Some hospital associations are calling on state lawmakers to help, in part by expanding Medicaid. An August 2018 report from the U.S. Government Accountability Office found that rural hospitals in states that had increased Medicaid eligibility under the 2010 Affordable Care Act (ACA) saw fewer closures than those that didn’t. While Medicaid payments don’t always fully cover costs, a growing body of research indicates that it reduces the debts associated with uncompensated care.
Georgia, Mississippi and Alabama are among a dozen states that have not expanded Medicaid, despite having the highest percentage of financially at-risk hospitals among all states with five or more rural hospitals. The reluctance largely stems from the ACA’s unpopularity among Republicans. To make the idea more palatable, the Mississippi Hospital Association has proposed an ACA-style expansion plan like the one passed in Indiana under then-governor Mike Pence, who’s now the vice president. Still, the topic remains politically fraught.

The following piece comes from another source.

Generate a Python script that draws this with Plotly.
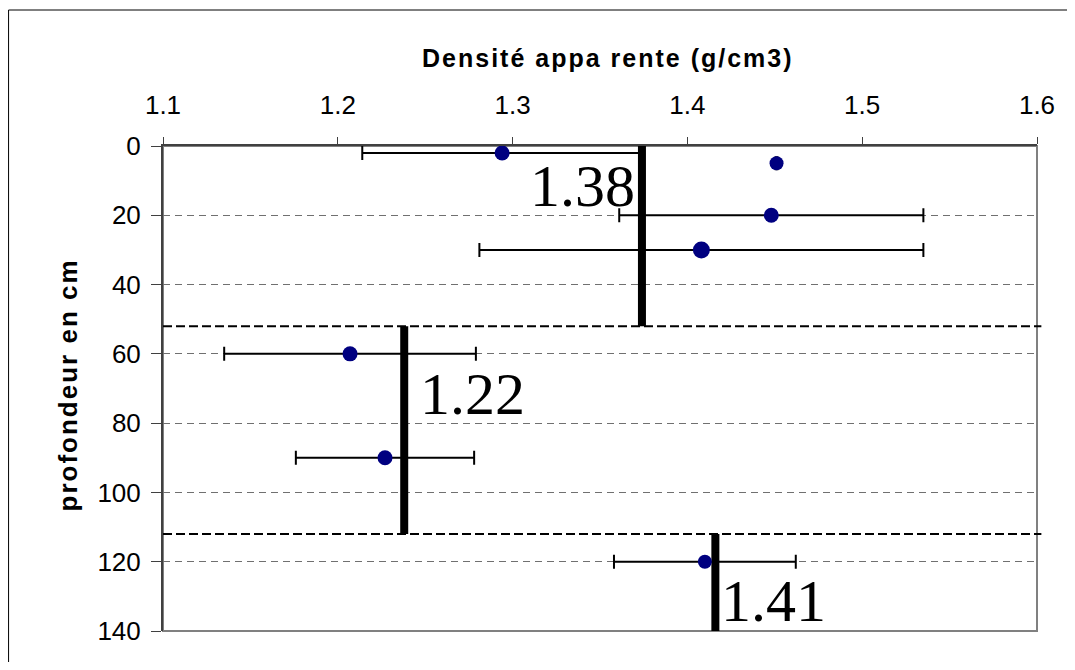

Some hospital administrators have tried to take survival into their own hands by becoming part of a larger hospital system or, more unusually, joining forces with regional competitors. In Mississippi, for instance, Magee General Hospital—a 44-bed facility in Magee, Miss. that was in its 19th month of chapter 11 bankruptcy when the coronavirus hit—had partnered in April 2019 with nearby Covington County Hospital. The efficiency-boosting move helped Magee emerge from bankruptcy in late May.

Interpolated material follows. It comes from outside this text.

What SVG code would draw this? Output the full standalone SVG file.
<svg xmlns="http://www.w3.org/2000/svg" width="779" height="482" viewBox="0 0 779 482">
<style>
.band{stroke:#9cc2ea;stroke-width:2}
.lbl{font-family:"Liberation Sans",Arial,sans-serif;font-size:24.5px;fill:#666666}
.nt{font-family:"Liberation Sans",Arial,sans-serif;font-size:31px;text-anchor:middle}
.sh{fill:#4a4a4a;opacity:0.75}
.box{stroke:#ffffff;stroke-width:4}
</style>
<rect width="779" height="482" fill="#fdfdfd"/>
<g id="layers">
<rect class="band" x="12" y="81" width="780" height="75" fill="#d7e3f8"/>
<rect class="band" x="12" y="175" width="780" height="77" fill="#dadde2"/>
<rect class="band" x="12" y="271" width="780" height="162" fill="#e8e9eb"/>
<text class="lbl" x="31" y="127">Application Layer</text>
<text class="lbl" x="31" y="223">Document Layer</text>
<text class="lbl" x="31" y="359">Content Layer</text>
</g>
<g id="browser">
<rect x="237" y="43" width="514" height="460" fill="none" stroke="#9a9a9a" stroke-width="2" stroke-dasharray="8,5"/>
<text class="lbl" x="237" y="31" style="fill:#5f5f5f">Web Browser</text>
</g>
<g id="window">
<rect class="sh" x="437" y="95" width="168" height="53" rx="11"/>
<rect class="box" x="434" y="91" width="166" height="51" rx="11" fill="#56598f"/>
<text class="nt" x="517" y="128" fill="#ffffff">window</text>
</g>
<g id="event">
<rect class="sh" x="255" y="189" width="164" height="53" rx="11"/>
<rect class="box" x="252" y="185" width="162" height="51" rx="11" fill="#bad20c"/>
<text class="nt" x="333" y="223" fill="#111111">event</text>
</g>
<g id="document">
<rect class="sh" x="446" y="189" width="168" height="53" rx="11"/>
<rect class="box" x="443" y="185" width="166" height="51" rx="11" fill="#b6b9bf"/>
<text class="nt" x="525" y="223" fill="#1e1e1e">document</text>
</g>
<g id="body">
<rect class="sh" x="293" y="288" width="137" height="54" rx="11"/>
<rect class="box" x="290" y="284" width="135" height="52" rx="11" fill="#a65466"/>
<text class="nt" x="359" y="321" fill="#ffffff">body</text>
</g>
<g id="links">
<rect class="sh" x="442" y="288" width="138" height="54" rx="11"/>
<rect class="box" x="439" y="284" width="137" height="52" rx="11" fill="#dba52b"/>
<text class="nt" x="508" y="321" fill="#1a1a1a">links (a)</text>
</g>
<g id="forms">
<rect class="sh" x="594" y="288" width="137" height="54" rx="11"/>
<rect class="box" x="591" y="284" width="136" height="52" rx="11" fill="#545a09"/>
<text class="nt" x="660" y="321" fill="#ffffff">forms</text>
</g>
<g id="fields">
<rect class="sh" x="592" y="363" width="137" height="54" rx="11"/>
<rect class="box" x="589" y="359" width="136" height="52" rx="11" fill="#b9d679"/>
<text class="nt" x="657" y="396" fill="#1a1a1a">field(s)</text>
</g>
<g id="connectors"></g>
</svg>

“It was an opportunity to grow,” says Gregg Gibbes, who now serves as CEO of both hospitals, plus another that joined the partnership in July. But he cautions that smarter business practices can only go so far if the pandemic worsens. “Financially, we’re still in a state of uncertainty,” he says. “If elective procedures are shut down in the future, that will certainly have some far-reaching effect. It could cripple us permanently if we have to do that again.”
Indeed, collaboration is no guarantee of survival. Southwest Georgia Regional Medical Center has been managed by Phoebe Putney Memorial Hospital, a more financially stable hospital about 50 minutes away since 1996. Southwest Georgia Regional paid only $5,000 a year for the arrangement and it reaped benefits including no-interest loans from Phoebe. At the height of the coronavirus surge, Phoebe provided critical resources to maintain staff levels, and even shut down its own hospice center to send staffers to Southwest Georgia Regional. “It was unbelievable the job that the staff and the administration did,” says Whatley. “Our success was because of them.”
And yet, it wasn’t enough to save the hospital at the Southwest Georgia Regional Medical Center. Given the circumstances, it’s hard to imagine any intervention that could. “Eventually, you got to reinvest and have capital and we didn’t have the luxury,” says Whatley. “It’s a sad day for our county.”